A counter-example: I considered moving to New Orleans. I spent two weeks there, and decided that I did not want to live there, because, as a writer, I would have a lot of trouble writing anything there that was not about New Orleans. Conveniently, the project I was working on there did involve a lot of swamp magic and gatormen, so that worked out alright, but I felt that if I had been working on, say, a space opera, the setting would have turned into New Orleans [Ed Note: Now I want to read a story that takes place in space but the whole thing has a proper Nola vibe, through some combination of nonwhite spacefaring civ and failing CO2 re-uptake hydroponics]. California has a similar thing. The difference being that in Nola you want to write about swamp magic and the proximity of death and that sort of thing, the feeling of the place is so immediate and coherent. New Orleans has a vibe, it’s dark, it’s mysterious, but it is relatively self-consistent. In California, the vibe is so diffuse and incoherent, you don’t have to write about California if you don’t have to. Me, I just skim the surface of the current cultural clusterfuck and pull out the occasional gem that will get me Greatdismal’d on twiter.
But if you write about California, and you write about The Weird, eventually you’ll be writing about California Weird. And there is a lot of it– the closest I’ve come in my own work so far is a lengthy rabbithole of speculation about the occult scene in the 1970s, from Jack Parsons to Charlie Manson and L. Ron Hubbard, and that’s just one tiny fragment. You want to try to figure out this weirdness in the space that is narcissistically self-reflexive. So you reflect the space in your writing, and start to take on those qualities, and those qualities include a weird obsession with California.

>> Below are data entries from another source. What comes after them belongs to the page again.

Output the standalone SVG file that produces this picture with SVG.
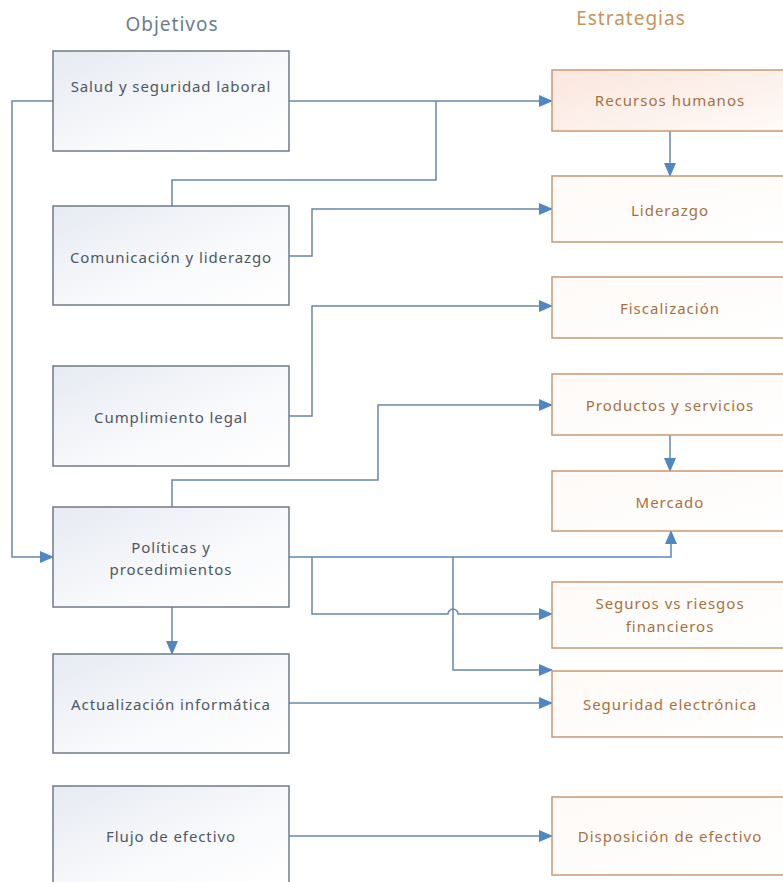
<svg xmlns="http://www.w3.org/2000/svg" width="783" height="882" viewBox="0 0 783 882">
<defs>
<linearGradient id="gl" x1="0" y1="0" x2="1" y2="1">
<stop offset="0" stop-color="#e6eaf2"/>
<stop offset="0.6" stop-color="#f9fafc"/>
<stop offset="1" stop-color="#ffffff"/>
</linearGradient>
<linearGradient id="gr" x1="0" y1="0" x2="1" y2="1">
<stop offset="0" stop-color="#fefaf7"/>
<stop offset="1" stop-color="#ffffff"/>
</linearGradient>
<linearGradient id="grh" x1="0" y1="0" x2="1" y2="1">
<stop offset="0" stop-color="#fbe6de"/>
<stop offset="0.7" stop-color="#fdf4f0"/>
<stop offset="1" stop-color="#fffbf9"/>
</linearGradient>
<marker id="ar" markerUnits="userSpaceOnUse" markerWidth="14" markerHeight="12" refX="13" refY="6" orient="auto">
<path d="M0,0 L14,6 L0,12 Z" fill="#4f86c4"/>
</marker>
</defs>
<style>
.lb{fill:url(#gl);stroke:#6f7b88;stroke-width:1.5}
.rb{fill:url(#gr);stroke:#c99872;stroke-width:1.5}
.lt{font-family:"Noto Sans","Liberation Sans",sans-serif;font-size:15px;fill:#4d5866;text-anchor:middle;dominant-baseline:central;letter-spacing:0.9px}
.rt{font-family:"Noto Sans","Liberation Sans",sans-serif;font-size:15px;fill:#a8703f;text-anchor:middle;dominant-baseline:central;letter-spacing:1px}
.c{fill:none;stroke:#6887ab;stroke-width:1.5}
.h{font-family:"Noto Sans","Liberation Sans",sans-serif;font-size:19px;text-anchor:middle;dominant-baseline:central;letter-spacing:1px}
</style>
<rect width="783" height="882" fill="#ffffff"/>
<text class="h" x="172" y="24" fill="#6b7d92">Objetivos</text>
<text class="h" x="631" y="18" fill="#c8935a">Estrategias</text>

<g id="connectors">
<path class="c" d="M289,101 H552" marker-end="url(#ar)"/>
<path class="c" d="M172,206 V180 H436 V101"/>
<path class="c" d="M53,101 H12 V557 H53" marker-end="url(#ar)"/>
<path class="c" d="M289,256 H312 V209 H552" marker-end="url(#ar)"/>
<path class="c" d="M670,131 V176" marker-end="url(#ar)"/>
<path class="c" d="M289,416 H312 V306 H552" marker-end="url(#ar)"/>
<path class="c" d="M172,507 V480 H378 V405 H552" marker-end="url(#ar)"/>
<path class="c" d="M670,435 V471" marker-end="url(#ar)"/>
<path class="c" d="M289,557 H671 V531" marker-end="url(#ar)" style="stroke:#5b87bb"/>
<path class="c" d="M312,557 V614 H448 A5,5 0 0 1 458,614 H552" marker-end="url(#ar)"/>
<path class="c" d="M453,557 V670 H552" marker-end="url(#ar)"/>
<path class="c" d="M289,703 H552" marker-end="url(#ar)"/>
<path class="c" d="M172,607 V654" marker-end="url(#ar)"/>
<path class="c" d="M289,836 H552" marker-end="url(#ar)"/>
</g>

<g id="o1"><rect class="lb" x="53" y="51" width="236" height="100"/><text class="lt" x="171" y="86">Salud y seguridad laboral</text></g>
<g id="o2"><rect class="lb" x="53" y="206" width="236" height="99"/><text class="lt" x="171" y="257">Comunicación y liderazgo</text></g>
<g id="o3"><rect class="lb" x="53" y="366" width="236" height="100"/><text class="lt" x="171" y="417">Cumplimiento legal</text></g>
<g id="o4"><rect class="lb" x="53" y="507" width="236" height="100"/><text class="lt" x="171" y="547">Políticas y</text><text class="lt" x="171" y="569">procedimientos</text></g>
<g id="o5"><rect class="lb" x="53" y="654" width="236" height="99"/><text class="lt" x="171" y="704">Actualización informática</text></g>
<g id="o6"><rect class="lb" x="53" y="786" width="236" height="100"/><text class="lt" x="171" y="836">Flujo de efectivo</text></g>

<g id="e1"><rect class="rb" x="552" y="70" width="236" height="61" style="fill:url(#grh)"/><text class="rt" x="670" y="100">Recursos humanos</text></g>
<g id="e2"><rect class="rb" x="552" y="176" width="236" height="66"/><text class="rt" x="670" y="210">Liderazgo</text></g>
<g id="e3"><rect class="rb" x="552" y="277" width="236" height="61"/><text class="rt" x="670" y="308">Fiscalización</text></g>
<g id="e4"><rect class="rb" x="552" y="374" width="236" height="61"/><text class="rt" x="670" y="405">Productos y servicios</text></g>
<g id="e5"><rect class="rb" x="552" y="471" width="236" height="60"/><text class="rt" x="670" y="502">Mercado</text></g>
<g id="e6"><rect class="rb" x="552" y="582" width="236" height="66"/><text class="rt" x="670" y="603">Seguros vs riesgos</text><text class="rt" x="670" y="626">financieros</text></g>
<g id="e7"><rect class="rb" x="552" y="671" width="236" height="66"/><text class="rt" x="670" y="704">Seguridad electrónica</text></g>
<g id="e8"><rect class="rb" x="552" y="797" width="236" height="78"/><text class="rt" x="670" y="836">Disposición de efectivo</text></g>
</svg>
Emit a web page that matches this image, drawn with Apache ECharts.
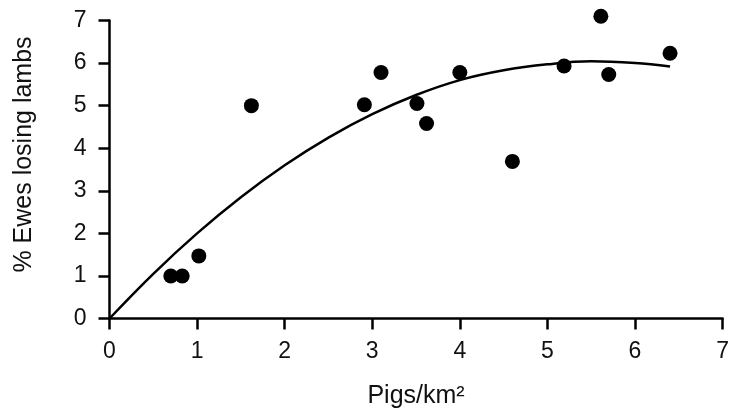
<!DOCTYPE html>
<html>
<head>
<meta charset="utf-8">
<script src="https://cdn.jsdelivr.net/npm/echarts@6/dist/echarts.min.js"></script>
<style>
html,body{margin:0;padding:0;background:#fff;}
#chart{width:732px;height:414px;}
</style>
</head>
<body>
<div id="chart"></div>
<script>
// Observed points
const pigsX = [0.70, 0.83, 1.02, 1.62, 2.91, 3.10, 3.51, 3.62, 4.00, 4.60, 5.19, 5.61, 5.70, 6.40];
const ewesY = [1.00, 1.00, 1.47, 5.00, 5.02, 5.78, 5.05, 4.58, 5.78, 3.69, 5.93, 7.10, 5.73, 6.23];
// Fitted curve
const fitX = [0, 0.5, 1, 1.5, 2, 2.5, 3, 3.5, 4, 4.5, 5, 5.5, 6, 6.4];
const fitY = [0, 1.05, 2.0, 2.85, 3.6, 4.25, 4.8, 5.25, 5.6, 5.83, 5.97, 6.04, 6.0, 5.92];
// Axis ticks
const xTicks = [0, 1, 2, 3, 4, 5, 6, 7];
const yTicks = [0, 1, 2, 3, 4, 5, 6, 7];
const xName = 'Pigs/km²';
const yName = '% Ewes losing lambs';

const FONT = '"Liberation Sans", Arial, Helvetica, sans-serif';
const INK = '#000';

const chart = echarts.init(document.getElementById('chart'), null, {renderer: 'canvas'});
chart.setOption({
  animation: false,
  backgroundColor: '#fff',
  grid: {left: 109.5, right: 6.5, top: 20.5, bottom: 95.5, containLabel: false},
  xAxis: {
    type: 'value',
    min: xTicks[0], max: xTicks[xTicks.length - 1], interval: 1,
    name: xName,
    nameLocation: 'middle', nameGap: 65,
    nameTextStyle: {fontFamily: FONT, fontSize: 25, color: '#111'},
    axisLine: {show: true, onZero: false, lineStyle: {color: INK, width: 2.5}},
    axisTick: {show: true, length: 11, inside: false, lineStyle: {color: INK, width: 2.5}},
    axisLabel: {fontFamily: FONT, fontSize: 23, color: '#111', margin: 22},
    splitLine: {show: false}
  },
  yAxis: {
    type: 'value',
    min: yTicks[0], max: yTicks[yTicks.length - 1], interval: 1,
    name: yName, nameLocation: 'middle', nameGap: 73,
    nameTextStyle: {fontFamily: FONT, fontSize: 25, color: '#111', padding: [0, 0, 0, 30]},
    axisLine: {show: true, onZero: false, lineStyle: {color: INK, width: 2.5}},
    axisTick: {show: true, length: 11, inside: false, lineStyle: {color: INK, width: 2.5}},
    axisLabel: {fontFamily: FONT, fontSize: 23, color: '#111', margin: 23},
    splitLine: {show: false}
  },
  series: [
    {
      type: 'line',
      data: fitX.map((x, i) => [x, fitY[i]]),
      smooth: 0.4,
      showSymbol: false,
      symbol: 'none',
      clip: false,
      lineStyle: {color: INK, width: 2.5},
      z: 2
    },
    {
      type: 'scatter',
      data: pigsX.map((x, i) => [x, ewesY[i]]),
      symbol: 'circle',
      symbolSize: 15,
      clip: false,
      itemStyle: {color: '#000', opacity: 1},
      z: 3
    }
  ]
});
</script>
</body>
</html>
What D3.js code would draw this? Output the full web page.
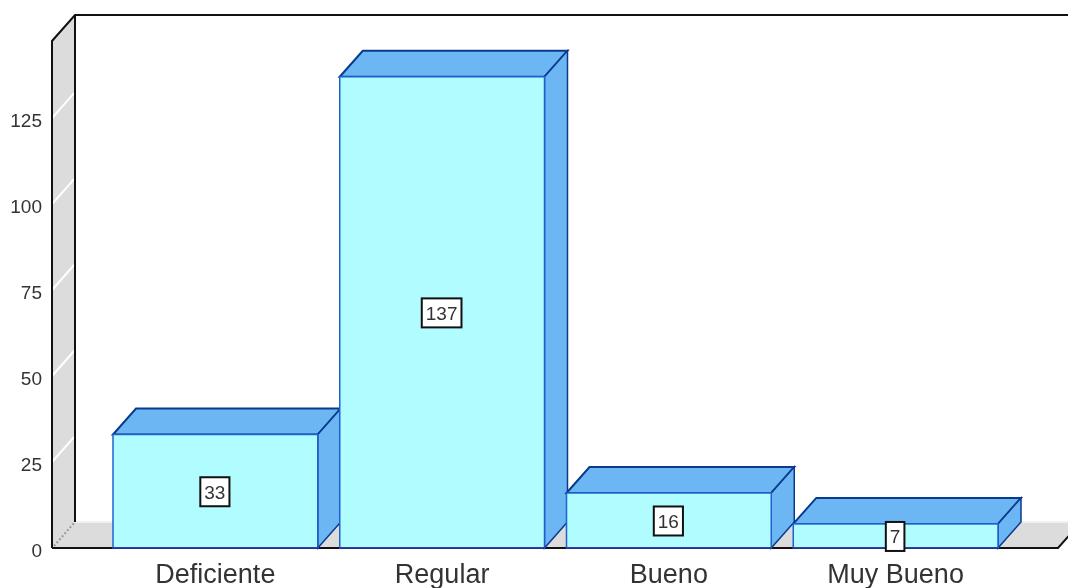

It’s a feedback loop, and it’s also a constant sense of almost understanding what’s happening here. It becomes an addiction. You think you can turn that dark corner into that alleyway, and find the Answer To California, like the Maltese Falcon sitting behind some dumpster. But the Maltese Falcon doesn’t exist. It’s a plaster replica. And you think, “well it’s got to be a replica of something” and you start looking for the real Maltese Falcon, and you turn down the next alley. And the next, and the next.
California is a hyperreal projection of itself. And by engaging with it, you become part of that hyperreality. and, as a result, become a hyperreal projection of yourself.
It’s easy to read this as narcissism, but it’s not just that. It’s narcissism tinged with a sense of a higher reality. It’s not a “real” higher reality, though. It’s not about you, it’s about the possible you you might become, which will recede infinitely down the funhouse mirror corridor. The feedback loop of California gives your reflection this extra shimmer, this extra dimension, so it looks more Real than usual. So you chase that dragon. Or, to move my West Coast Drug Metaphors from the Opium Boom to the 60s, It’s a bit like being on LSD. When people are on acid they often report everything looking intensely more “real” or “meaningful”. Now, either that’s because you’re perceiving a cosmic energy that pervades reality below the threshold of normal consciousness, or because you can no longer distinguish signal from noise and your visual cortex is lighting up in stochastic Turing patterns. The distinction between the two is meaningless for this analogy, because in either case, you’re perceiving something that’s there all the time anyway. But, your mind has evolved across countless generations to ignore most things that aren’t either food or which want you to be food. So when you perceive something that is outside the norms of perception, because you are writing about California, it’s likely you were raised in a capitalist culture based on the spirit/matter dichotomy, so you’re going to instinctively view it as Holy, in some sense. Meaningful. More real. If only you could fully grasp what it means…
So California, as psychogeography, gives you a perception that wasn’t there before, and it’s a true thing, but it’s not Holy any more than the web of energy interconnecting all life in the universe, or your nervous system, or your breathing. It’s not better, but it’s different. So you try to determine if it’s your perceptual noise floor or some Spiritual contact. And just like trying to determine if an acid experience is a Spiritual Experience or just brain noise can lead to unfortunate tie dye and overly lengthy guitar solos, trying to determine whether the Weird California Shimmer that you are experiencing, in your life, in your work, is a Spiritual Experience can lead to long rambling paragraphs about the LA River, excessive use of fog as a metaphor, and prose that meanders like Mulholland Drive or Lombard Street.
Thank you for coming to my TED talk."
Footnotes
1 and the Other Chandler, of course, if you’re interested in psychogeography.
2 If you are unfamiliar with the MJT, the following sentence from their Wikipedia page summarizes their position nicely, I think: “The museum calls itself “an educational institution dedicated to the advancement of knowledge and the public appreciation of the Lower Jurassic”; the relevance of the term “Lower Jurassic” to the museum’s collections is left uncertain and unexplained.”